Kemudian di tingkat Siaga, penurunan curah hujan diperkirakan disertai dengan durasi hari kering yang lebih panjang. Wilayah yang berada dalam kategori ini antara lain sejumlah bagian di Bali, Jawa Tengah, NTB, dan NTT. BMKG menekankan pentingnya pemantauan secara rutin untuk mengantisipasi dampak yang lebih besar terhadap lingkungan dan kehidupan masyarakat.
Hingga laporan ini disampaikan, BMKG belum menemukan wilayah yang masuk dalam kategori Awas kekeringan meteorologis. Hal ini menunjukkan bahwa dengan langkah monitoring yang ketat, kondisi masih dapat dikendalikan dan diantisipasi dengan baik.

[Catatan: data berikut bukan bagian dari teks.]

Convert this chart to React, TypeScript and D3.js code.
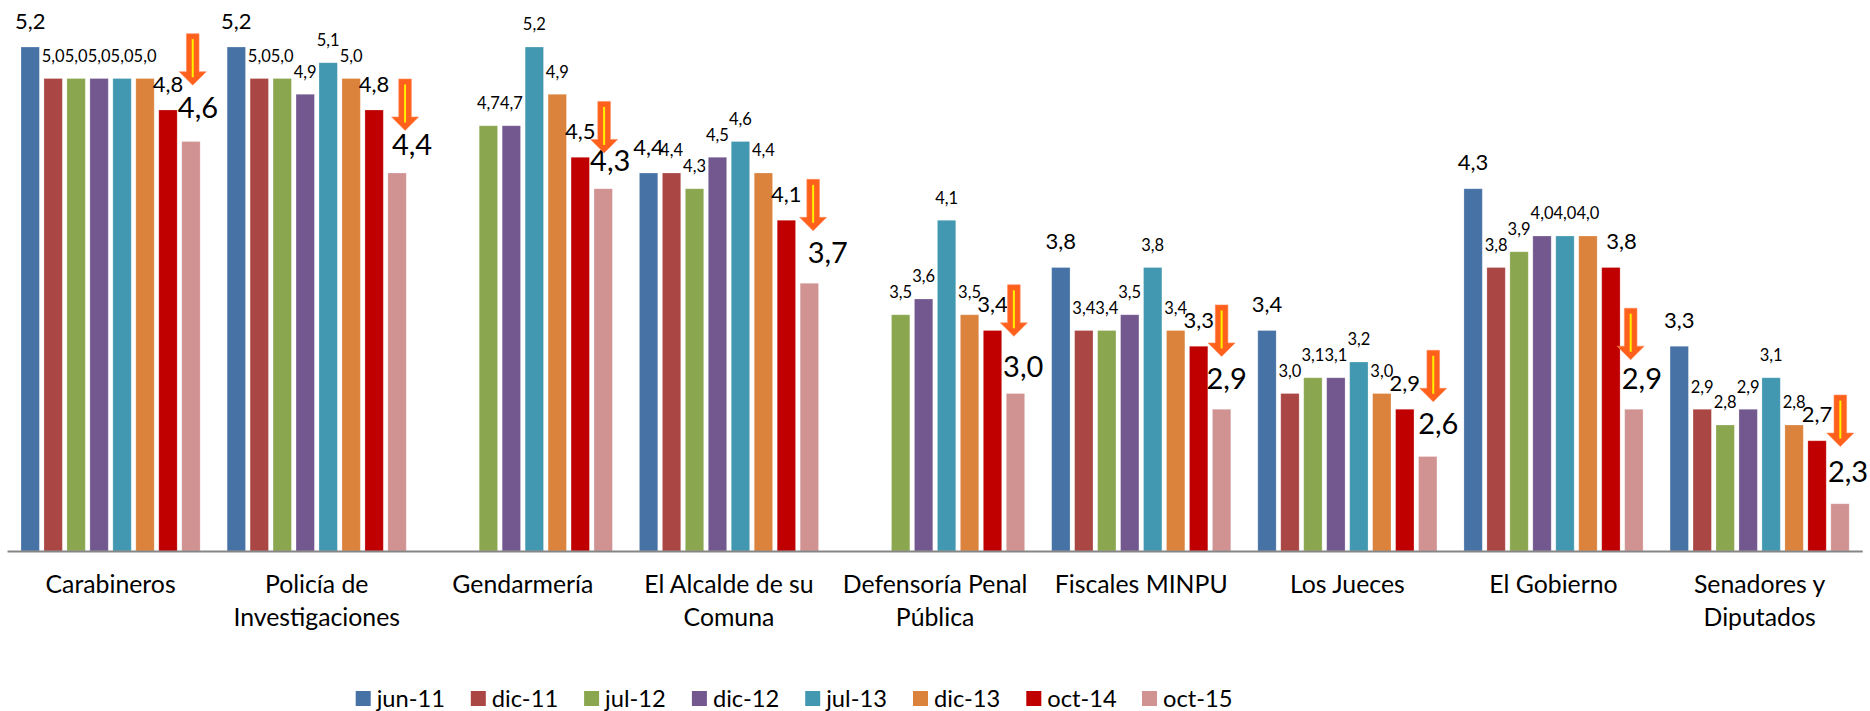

BMKG juga terus mengimbau agar masyarakat dan pemerintah daerah senantiasa waspada dan meningkatkan kesadaran terhadap perubahan musim ini. Langkah-langkah seperti efisiensi penggunaan air, pengelolaan irigasi yang tepat, serta penyimpanan air hujan dapat menjadi solusi jangka menengah untuk mengurangi dampak musim kemarau.
“Monitoring curah hujan dan langkah mitigasi menjadi bagian penting dari upaya kami untuk menjaga stabilitas selama musim kemarau berlangsung,” demikian disampaikan oleh pihak BMKG dalam laporan resminya.
Kesiapsiagaan yang ditunjukkan oleh berbagai pihak dinilai akan sangat membantu, terutama dalam menjaga sektor pertanian yang menjadi tulang punggung pangan nasional. Selain itu, masyarakat juga diharapkan menjaga kondisi kesehatan dengan memperhatikan asupan cairan dan tidak beraktivitas terlalu lama di luar ruangan saat suhu meningkat.
Tidak hanya itu, daerah-daerah yang sudah memasuki musim kemarau secara penuh diharapkan bisa mulai mengaktifkan sistem peringatan dini lokal, memperkuat sinergi dengan lembaga pemerintah, dan menyesuaikan strategi pengelolaan sumber daya air.
Melalui informasi cuaca yang terus diperbarui, BMKG berkomitmen untuk menjadi mitra aktif dalam menyediakan data dan panduan yang akurat kepada masyarakat. Pembaruan informasi dilakukan secara berkala melalui kanal resmi BMKG agar publik dapat mengambil keputusan yang tepat berdasarkan perkembangan iklim terbaru.
Momentum ini juga menjadi ajakan untuk membangun budaya adaptif terhadap perubahan iklim yang kini semakin terasa. Dengan cuaca yang kian tidak menentu, kesiapan masyarakat menjadi aspek krusial dalam menjaga produktivitas serta kualitas hidup di berbagai wilayah.
Sebagai penutup, BMKG menekankan pentingnya kolaborasi antara pemerintah, masyarakat, dan berbagai sektor untuk menghadapi musim kemarau dengan sikap yang lebih tanggap dan positif. Dengan informasi yang akurat, tindakan cepat, dan sikap gotong royong, tantangan musim kemarau dapat dihadapi secara lebih ringan dan terkendali.